Für den engagierten Vertreter des Arbeitsministeriums, Staatsanwalt Rafael Garcia, gab es nach Sichtung der Unterlagen keine Zweifel, dass „VW immer wusste, was auf der Fazenda geschah, zum einen weil VW der Besitzer war und zum zweiten da der Zugang zur Fazenda und der Verbleib auf ihr unter voller Kontrolle der VW-Ver­waltung stand“, so Garcia gegenüber Agência Brasil. Zur Tatsache des be­waffneten „Sicherheitsdienstes“, der die Arbeiter*innen daran hinderte, die Fazenda zu verlassen, meinte Garcia: „Ein derartiges Verhalten wäre ohne Zustimmung der für die Fazenda Verantwortlichen unmöglich gewesen.“ Es stand und steht für ihn außer Frage, dass VW Verantwortung zu übernehmen hat.

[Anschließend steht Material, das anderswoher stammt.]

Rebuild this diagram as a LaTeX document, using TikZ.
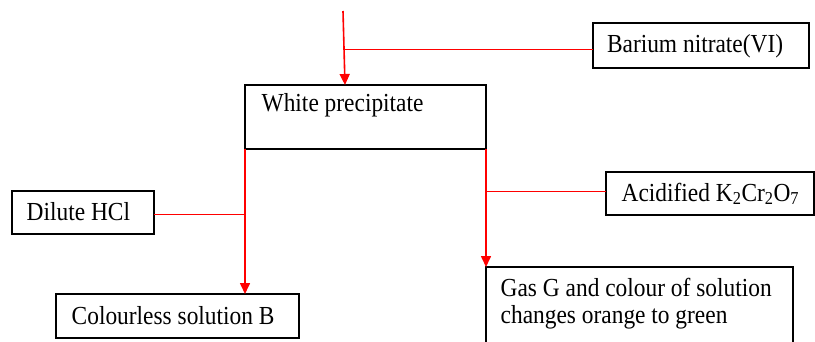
\documentclass[tikz,border=0pt]{standalone}
\usepackage{fontspec}
\setmainfont{Liberation Serif}[FakeStretch=0.9]
\usetikzlibrary{arrows.meta,calc}
\tikzset{
  box/.style={draw=black, line width=1.5pt, inner sep=0pt, outer sep=0pt, anchor=north west},
  txt/.style={inner sep=0pt, outer sep=0pt, anchor=base west, font=\fontsize{26}{27}\selectfont},
  link/.style={draw=red, line width=1.6pt},
  arr/.style={link, -{Triangle[width=10pt,length=11pt]}}
}
\begin{document}
\begin{tikzpicture}[x=1pt,y=-1pt]
\clip (0,0) rectangle (815,341);
\fill[white] (0,0) rectangle (815,341);
% boxes
\node[box, minimum width=216pt, minimum height=45pt] (bar) at (593,23) {};
\node[box, minimum width=241pt, minimum height=64pt] (wp) at (245,85) {};
\node[box, minimum width=142pt, minimum height=43pt] (dil) at (12,191) {};
\node[box, minimum width=243pt, minimum height=44pt] (col) at (56,294) {};
\node[box, minimum width=208pt, minimum height=43pt] (acid) at (606,172) {};
\node[box, minimum width=307pt, minimum height=95pt] (gas) at (486,267) {};
% texts
\node[txt] (tbar) at (607,52.3) {Barium nitrate(VI)};
\node[txt] (twp) at (261.7,111.7) {White precipitate};
\node[txt] (tdil) at (26.7,220) {Dilute HCl};
\node[txt] (tcol) at (71.7,324.3) {Colourless solution B};
\node[txt] (tacid) at (621.7,201) {Acidified K\textsubscript{2}Cr\textsubscript{2}O\textsubscript{7}};
\node[txt] (tgas1) at (500.7,296) {Gas G and colour of solution};
\node[txt] (tgas2) at (500.7,323.3) {changes orange to green};
% connectors
\coordinate (top) at (343,11);
\coordinate (wpin) at ($(wp.north west)+(100,0)$);
\coordinate (barin) at ($(bar.north west)+(0,26.5)$);
\coordinate (dilout) at ($(dil.north west)+(142,23.5)$);
\coordinate (acidin) at ($(acid.north west)+(0,19.5)$);
\coordinate (j1) at ($(top)!0.515!(wpin)$);
\draw[arr] (top) -- (wpin);
\draw[link] (barin) -- (barin -| j1);
\draw[arr] (wp.south west) -- (wp.south west |- col.north);
\draw[link] (dilout) -- (dilout -| wp.south west);
\draw[arr] (wp.south east) -- (wp.south east |- gas.north);
\draw[link] (acidin) -- (acidin -| wp.south east);
\end{tikzpicture}
\end{document}
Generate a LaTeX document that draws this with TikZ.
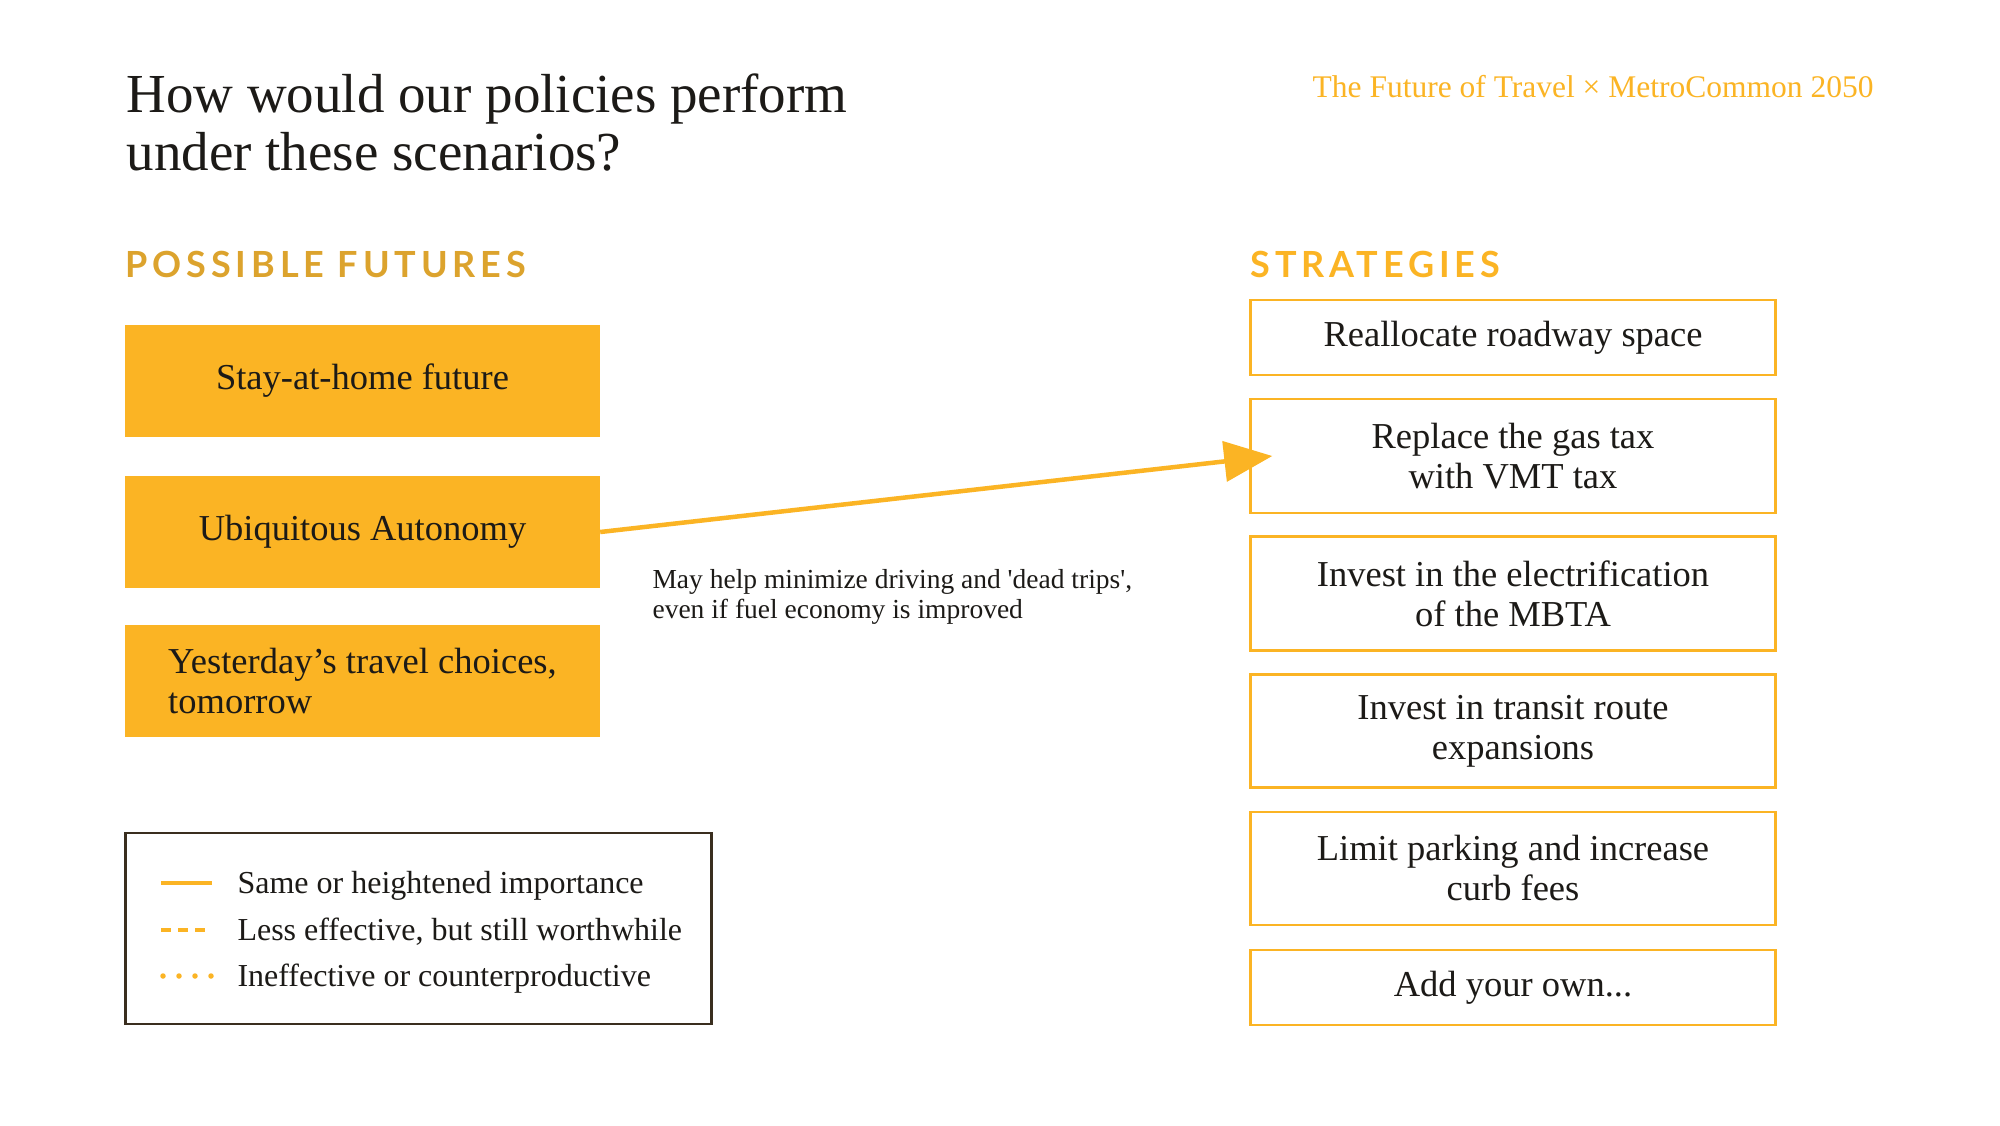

Dagegen lehnt der ehemalige Verant­wortliche der VW-Farm, Brügg, bis heute jede Verantwortung ab. „Die Vorwürfe sind völliger Blödsinn“, sagte er am 22. Mai 2022 im Weltspiegel der ARD. Auch die Konzernleitung von VW weigert sich bis heute, die unhaltbaren Zustände der damaligen Zeit anzuerkennen. Angesichts der nur noch wenigen Überlebenden ist das besonders skandalös. „Statt die Opfer der VW-Sklavenarbeit auf der Rinderzuchtfarm endlich nach all den Jahren zu entschädigen, will Volkswagen auf der am 10. Mai in Berlin anstehenden Jahres­hauptversammlung des Konzerns die Bezüge, Boni und Gehaltszahlungen für den Vorstand erhöhen“, kritisiert Christian Russau, Vorstandsmitglied des Dachverbands der Kritischen Aktionär*innen aus Köln. „In der Summe wären das potentielle Erhö­hungen von 27 Millionen Euro, dies entspricht ziemlich genau der von der Staats­anwaltschaft geforderten Entschädigung. Dieses Geld steht den ehemaligen Skla­venarbeitern zu!“

Nachdem VW do Brasil die Gespräche abgebrochen hat, ist jetzt der Mutterkonzern gefragt. VW sollte schnellstens einer Vereinbarung zustimmen, die Verzö­gerungstaktik aufgeben und endlich dieses düstere Kapitel seiner Firmengeschichte zum Ab­schluss bringen. Eine Stellungnahme des Mutterkonzerns in Wolfsburg auf die Ereignisse in São Pau­lo am 29. März sowie auf die von fast 3.000 Bürger*innen unterzeichnete Petition lag, trotz mehrfacher Nachfrage, bis zum Redaktionsschluss nicht vor.